Noah Taught Law to the World After the Flood
Noah stepped out of the ark into a ruined world and began with commandment, altar, and warning. The new earth needed law before houses.
Table of Contents
Noah stepped out of the ark into a world with no neighbors.
The ground was clean in the worst possible way. No markets, no arguments in the road, no children from another house shouting over a wall, no old man sitting at a gate with memory older than the flood. Only Noah's family, the animals, the mud, and the knowledge that everything else had drowned.
A man can survive a disaster and still not know how to begin after it.
The First Work Was Teaching
Noah did not begin by pretending the world had reset itself. Water can erase bodies. It cannot erase the forces that ruined a generation. Violence, sexual corruption, jealousy, separation, appetite without boundary, all of them could grow again from the small seed of one family if no one named them early.
So Noah taught.
He warned his children against the sins that had brought the flood. He rebuked them for drifting apart and nursing jealousies. He could already see how a divided household might become a divided earth, how brothers who would not live together might become nations willing to spill blood. He had watched one world die. He would not let the next one pretend innocence was automatic.
The ark had saved their bodies. Law had to save the days that came after.
The Chain Came Through Enoch
Noah did not speak as an inventor.
He passed on what had come through the old line: Enoch to Methuselah, Methuselah to Lamech, Lamech to Noah. The flood had broken cities, but it had not broken transmission. A commandment can cross water when a person carries it in the mouth.
Among the teachings was a law of trees. For three years the fruit was not to be used. In the fourth year it was reserved for holy purpose, with a portion offered before God. The detail feels small beside the wreckage of the world, and that is why it matters. Civilization is not rebuilt only by grand speeches against violence. It is rebuilt by teaching a hungry survivor that even fruit has a time, that ownership begins with restraint, that the first growth of the new earth is not simply there to be grabbed.
Patience became architecture.
The Old Altar Received Fire Again
Then Noah remembered gratitude.
He sat and turned the matter over in his heart. God had delivered him from the waters and brought him out of the ark, a prison that had kept him alive. Should he not bring an offering.

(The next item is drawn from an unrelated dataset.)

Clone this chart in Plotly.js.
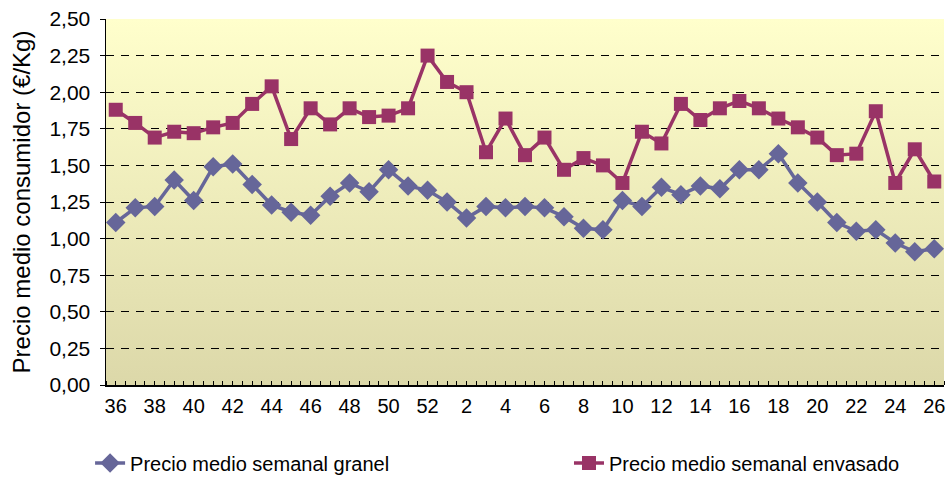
<!DOCTYPE html>
<html>
<head>
<meta charset="utf-8">
<script src="https://cdn.plot.ly/plotly-3.0.1.min.js"></script>
<style>html,body{margin:0;padding:0;background:#fff;}#chart{width:950px;height:482px;}</style>
</head>
<body>
<div id="chart"></div>
<script>
// Semanas (categorías del eje X)
const weeks = ['36','37','38','39','40','41','42','43','44','45','46','47','48','49','50','51','52',
  '1','2','3','4','5','6','7','8','9','10','11','12','13','14','15','16','17','18','19','20','21','22','23','24','25','26'];
// Precio medio semanal granel (€/Kg)
const granel = [1.11,1.21,1.22,1.40,1.26,1.49,1.51,1.37,1.23,1.18,1.16,1.29,1.38,1.32,1.47,1.36,1.33,
  1.25,1.14,1.22,1.21,1.22,1.21,1.15,1.07,1.06,1.26,1.22,1.35,1.30,1.36,1.34,1.47,1.47,1.58,1.38,1.25,1.11,1.05,1.06,0.97,0.91,0.93];
// Precio medio semanal envasado (€/Kg)
const envasado = [1.88,1.79,1.69,1.73,1.72,1.76,1.79,1.92,2.04,1.68,1.89,1.78,1.89,1.83,1.84,1.89,2.25,
  2.07,2.00,1.59,1.82,1.57,1.69,1.47,1.55,1.50,1.38,1.73,1.65,1.92,1.81,1.89,1.94,1.89,1.82,1.76,1.69,1.57,1.58,1.87,1.38,1.61,1.39];
const seriesNames = ['Precio medio semanal granel','Precio medio semanal envasado'];
const yTitle = 'Precio medio consumidor (€/Kg)';

const idx = weeks.map((w,i)=>i);
const tickIdx = idx.filter(i => i % 2 === 0);
const tickTxt = tickIdx.map(i => weeks[i]);

const bgSvg = "<svg xmlns='http://www.w3.org/2000/svg' width='100' height='100' preserveAspectRatio='none'>" +
  "<defs><linearGradient id='g' x1='0' y1='0' x2='0' y2='1'>" +
  "<stop offset='0' stop-color='#FFFFCC'/><stop offset='1' stop-color='#DCD8A9'/>" +
  "</linearGradient></defs><rect width='100' height='100' fill='url(#g)'/></svg>";

const traces = [
  {x: idx, y: granel, name: seriesNames[0], type: 'scatter', mode: 'lines+markers',
   line: {color: '#666699', width: 3.5},
   marker: {symbol: 'diamond', size: 15, color: '#666699'}, legend: 'legend'},
  {x: idx, y: envasado, name: seriesNames[1], type: 'scatter', mode: 'lines+markers',
   line: {color: '#993366', width: 3.5},
   marker: {symbol: 'square', size: 14, color: '#993366'}, legend: 'legend2'}
];

const legendFont = {family: 'Liberation Sans, Arial, sans-serif', size: 20, color: '#000'};

const layout = {
  width: 950, height: 482,
  margin: {l: 106, r: 6, t: 19, b: 97, autoexpand: false},
  paper_bgcolor: '#ffffff',
  plot_bgcolor: 'rgba(0,0,0,0)',
  separators: ',.',
  showlegend: true,
  font: {family: 'Liberation Sans, Arial, sans-serif', color: '#000'},
  images: [{source: 'data:image/svg+xml;charset=utf-8,' + encodeURIComponent(bgSvg),
    xref: 'paper', yref: 'paper', x: 0, y: 1, sizex: 1, sizey: 1,
    sizing: 'stretch', xanchor: 'left', yanchor: 'top', layer: 'below'}],
  xaxis: {
    range: [-0.5, weeks.length - 0.5],
    tickmode: 'array', tickvals: tickIdx, ticktext: tickTxt,
    ticks: '', showgrid: false, zeroline: false,
    showline: true, linecolor: '#000', linewidth: 1.5,
    tickfont: {family: 'Liberation Sans, Arial, sans-serif', size: 20, color: '#000'},
    ticklabelstandoff: 2,
    minor: {ticks: 'inside', tick0: -0.5, dtick: 0.5, ticklen: 4, tickcolor: '#000', tickwidth: 1, showgrid: false}
  },
  yaxis: {
    range: [0, 2.5], dtick: 0.25, tickformat: '.2f',
    ticks: 'outside', ticklen: 5, tickcolor: '#000',
    showline: true, linecolor: '#000', linewidth: 1.5,
    showgrid: true, gridcolor: '#000', gridwidth: 1, griddash: '8px,7px',
    zeroline: false,
    ticklabelstandoff: 5,
    tickfont: {family: 'Liberation Sans, Arial, sans-serif', size: 21, color: '#000'},
    title: {text: yTitle, font: {family: 'Liberation Sans, Arial, sans-serif', size: 24, color: '#000'}, standoff: 12}
  },
  legend: {
    orientation: 'h', x: -0.019, xanchor: 'left', y: -0.213, yanchor: 'middle',
    font: legendFont, bgcolor: 'rgba(0,0,0,0)'
  },
  legend2: {
    orientation: 'h', x: 0.5525, xanchor: 'left', y: -0.213, yanchor: 'middle',
    font: legendFont, bgcolor: 'rgba(0,0,0,0)'
  }
};

Plotly.newPlot('chart', traces, layout, {displayModeBar: false, staticPlot: true});
</script>
</body>
</html>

He took clean animals and clean birds, an ox, a sheep, a turtledove, pigeons, and built on the first altar, the one tied back to Cain and Abel. The place where human worship had first split into acceptance and blood now received offerings from the survivor of a drowned world.
The smoke rose. The sweet savor rose with it. In that rising, the pre-flood and post-flood worlds touched for one trembling moment. The old altar had not been lost under water. The possibility of serving God had not been lost either.
The Covenant Reached Abraham
The covenant with Noah did not stay behind him as a private rescue.
Generations later, Abraham stood among divided pieces, offerings and fire, and the heavenly voice framed the moment as renewal. The covenant made with Abraham echoed the covenant made with Noah in that same sacred season. The promise after the flood stretched forward into the promise to the patriarchs.
That continuity changes the shape of Noah. He is not merely the man before Abraham, a moral ancestor whose task ends when the rainbow appears. He is the first teacher after catastrophe, the one who receives the stripped earth and insists that the next world must have memory, law, offering, and covenant.
Without those things, the dry ground would only be a delay before another corruption took root.
The ark was lumber. It was necessary. It held life above the deep. But once the door opened, lumber could not teach the living how to live. Noah had to do that with warning, patience, altar smoke, and the commandments carried from the dead world into the new one.